エムレを何とか落ち着かせてから、業務を終えて帰宅するとアフメドの体には何もできないくらい疲労が溜まっていた。どう伝えればあんなことにはならなかったのだろうか?もう少し時間が必要なのだろうか?


何事もなかったかのように窓辺にある白いユリはひっそりと佇んでいた。


患者の夫はアフメドの話すことに耳を傾けてくれそうではなかったが、それでも少しずつ話すことでアフメドの真意も伝わるんじゃないかと微かな希望を抱いていた。


しかし、翌日アフメドの前に患者の夫が姿を現すことはなかった。仕事が長引いたのか、どうしても行かなければならない場所があったのかもしれない。それでもアフメドはすぐに帰宅せずに、彼のことを病院のロビーで待っていた。


話したいというよりも、話さなければならなかった。そこにはアフメドが長年解くことのできなかった真実があるのかもしれないと思うと、じっとしていられなかった。患者の夫だってそのことに何か心当たりがあったとしても不思議ではなかった。


目覚めない患者もサラのように詳しいことは話さず、水の流れる場所で再会できることを願っていたのだとしたら?夫は何も知らなかったとしても、アフメドと同じように何かを感じ取っていたのかもしれない。


エムレもその日は患者の夫の姿を見なかったとデスクを片付けていたアフメドに伝えた。


「毎日はもう来ないんじゃないですか?患者もそろそろ目が覚めると思いますけど?」


エムレの考えはあまりにも楽観的に思えたが、次の日も結局は夫は病院に姿を現さなかった。

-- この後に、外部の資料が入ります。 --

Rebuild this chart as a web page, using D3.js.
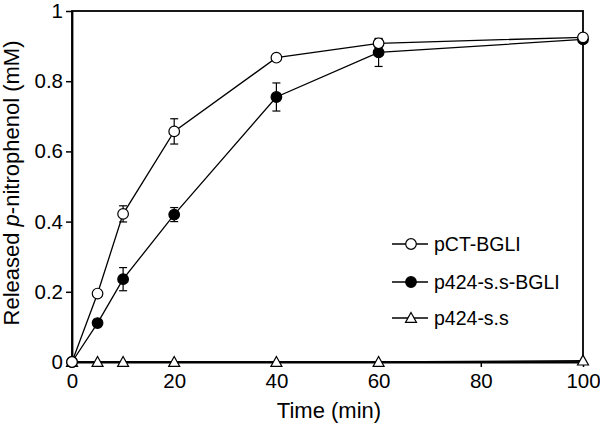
<!DOCTYPE html>
<html><head><meta charset="utf-8">
<script src="https://cdn.jsdelivr.net/npm/d3@7"></script>
<style>body{margin:0;background:#fff}svg{display:block}text{font-family:"Liberation Sans",Arial,sans-serif;fill:#000}</style>
</head><body><svg id="c" width="600" height="423"></svg>
<script>
const times = [0, 5, 10, 20, 40, 60, 100];
const pctVals = [0, 0.195, 0.422, 0.657, 0.867, 0.908, 0.925];
const pctErr = [0, 0.005, 0.023, 0.036, 0.01, 0.012, 0.005];
const bglVals = [0, 0.111, 0.236, 0.42, 0.755, 0.882, 0.919];
const bglErr = [0, 0.005, 0.033, 0.02, 0.04, 0.04, 0.005];
const ssVals = [0, 0, 0, 0, 0, 0, 0.004];
const xTicks = [0, 20, 40, 60, 80, 100];
const yTicks = [0, 0.2, 0.4, 0.6, 0.8, 1];
const seriesNames = ["pCT-BGLI", "p424-s.s-BGLI", "p424-s.s"];

const svg = d3.select("#c");
const x = d3.scaleLinear().domain([0, 100]).range([72, 583]);
const y = d3.scaleLinear().domain([0, 1]).range([362, 11]);

svg.append("rect").attr("x", 72).attr("y", 11).attr("width", 511).attr("height", 351)
  .attr("fill", "none").attr("stroke", "#000").attr("stroke-width", 1.8);

const xa = svg.append("g").attr("transform", "translate(0,362)")
  .call(d3.axisBottom(x).tickValues(xTicks).tickSize(5).tickSizeOuter(0).tickPadding(5).tickFormat(d3.format("d")));
const ya = svg.append("g").attr("transform", "translate(72,0)")
  .call(d3.axisLeft(y).tickValues(yTicks).tickSize(6).tickSizeOuter(0).tickPadding(3).tickFormat(d => d === 0 ? "0" : d === 1 ? "1" : d3.format(".1f")(d)));
[xa, ya].forEach(a => {
  a.select(".domain").attr("stroke-width", 1.8);
  a.selectAll(".tick line").attr("stroke-width", 1.5);
  a.selectAll("text").attr("font-size", 20.5).attr("font-family", '"Liberation Sans",Arial,sans-serif');
});
xa.selectAll("text").attr("dy", null).attr("y", 26);

svg.append("text").attr("x", 329).attr("y", 418).attr("text-anchor", "middle").attr("font-size", 22).text("Time (min)");
const yl = svg.append("text").attr("transform", "translate(19,183) rotate(-90)").attr("text-anchor", "middle").attr("font-size", 22);
yl.append("tspan").text("Released ");
yl.append("tspan").attr("font-style", "italic").text("p");
yl.append("tspan").text("-nitrophenol (mM)");

const line = d3.line().x(d => x(d[0])).y(d => y(d[1]));
function drawSeries(vals, errs, kind) {
  const pts = times.map((t, i) => [t, vals[i], errs ? errs[i] : 0]);
  svg.append("path").datum(pts).attr("d", line).attr("fill", "none").attr("stroke", "#000").attr("stroke-width", 1.3);
  if (errs) {
    pts.forEach(p => {
      if (p[2] < 0.012) return;
      const g = svg.append("g").attr("stroke", "#000").attr("stroke-width", 1.2);
      g.append("line").attr("x1", x(p[0])).attr("x2", x(p[0])).attr("y1", y(p[1] - p[2])).attr("y2", y(p[1] + p[2]));
      [p[1] - p[2], p[1] + p[2]].forEach(v => g.append("line").attr("x1", x(p[0]) - 4).attr("x2", x(p[0]) + 4).attr("y1", y(v)).attr("y2", y(v)));
    });
  }
  pts.forEach(p => drawMarker(x(p[0]), y(p[1]), kind));
}
function drawMarker(cx, cy, kind) {
  if (kind === "tri") {
    const s = 5.5;
    svg.append("path").attr("d", `M${cx},${cy - s}L${cx + s},${cy + s * 0.8}L${cx - s},${cy + s * 0.8}Z`)
      .attr("fill", "#fff").attr("stroke", "#000").attr("stroke-width", 1.2);
  } else {
    svg.append("circle").attr("cx", cx).attr("cy", cy).attr("r", 5.3)
      .attr("fill", kind === "open" ? "#fff" : "#000").attr("stroke", "#000").attr("stroke-width", 1.2);
  }
}
drawSeries(ssVals, null, "tri");
drawSeries(bglVals, bglErr, "filled");
drawSeries(pctVals, pctErr, "open");

const legY = [244, 282, 318];
const kinds = ["open", "filled", "tri"];
seriesNames.forEach((n, i) => {
  svg.append("line").attr("x1", 392).attr("x2", 428).attr("y1", legY[i]).attr("y2", legY[i]).attr("stroke", "#000").attr("stroke-width", 1.3);
  drawMarker(411, legY[i], kinds[i]);
  svg.append("text").attr("x", 434).attr("y", legY[i] + 7).attr("font-size", 19.5).text(n);
});
</script></body></html>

患者の目が覚めれば、サラについて直接話すことができるとアフメドは考えていたが、本当にそうやって行動に移せるかどうかは自信を持てずにいた。


家に着くと花瓶の水を変えた。花瓶にはいくつか隠すことのできないキズがあったが、新品ではないし、そのくらいキズがあっても気にしていなかった。ただ透明なガラスに浮かぶ傷やスレは意外にも目立っていた。

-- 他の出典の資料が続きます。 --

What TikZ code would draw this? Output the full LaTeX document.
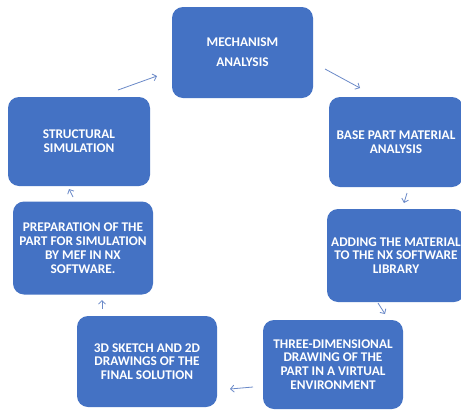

そんなことを考えるなら、今まで落とすこともなければ、割れなかったことに幸運だと感謝した方がいいかもしれない。人が長生きするためには健康であることが重要なのは誰もが知ることであるが、それだけでなく『運』もそれなりに必要なんじゃないかと、ここ数日、気泡のようにアフメドの頭に浮かぶことだった。


サラは不運だったのか?新しく買った美しいデザインの花瓶が、花を生けられることなく棚から落ちて粉々のガラスの破片に姿を変えてしまうように。アフメドは意味もなくガラスの傷を指でなぞっていた。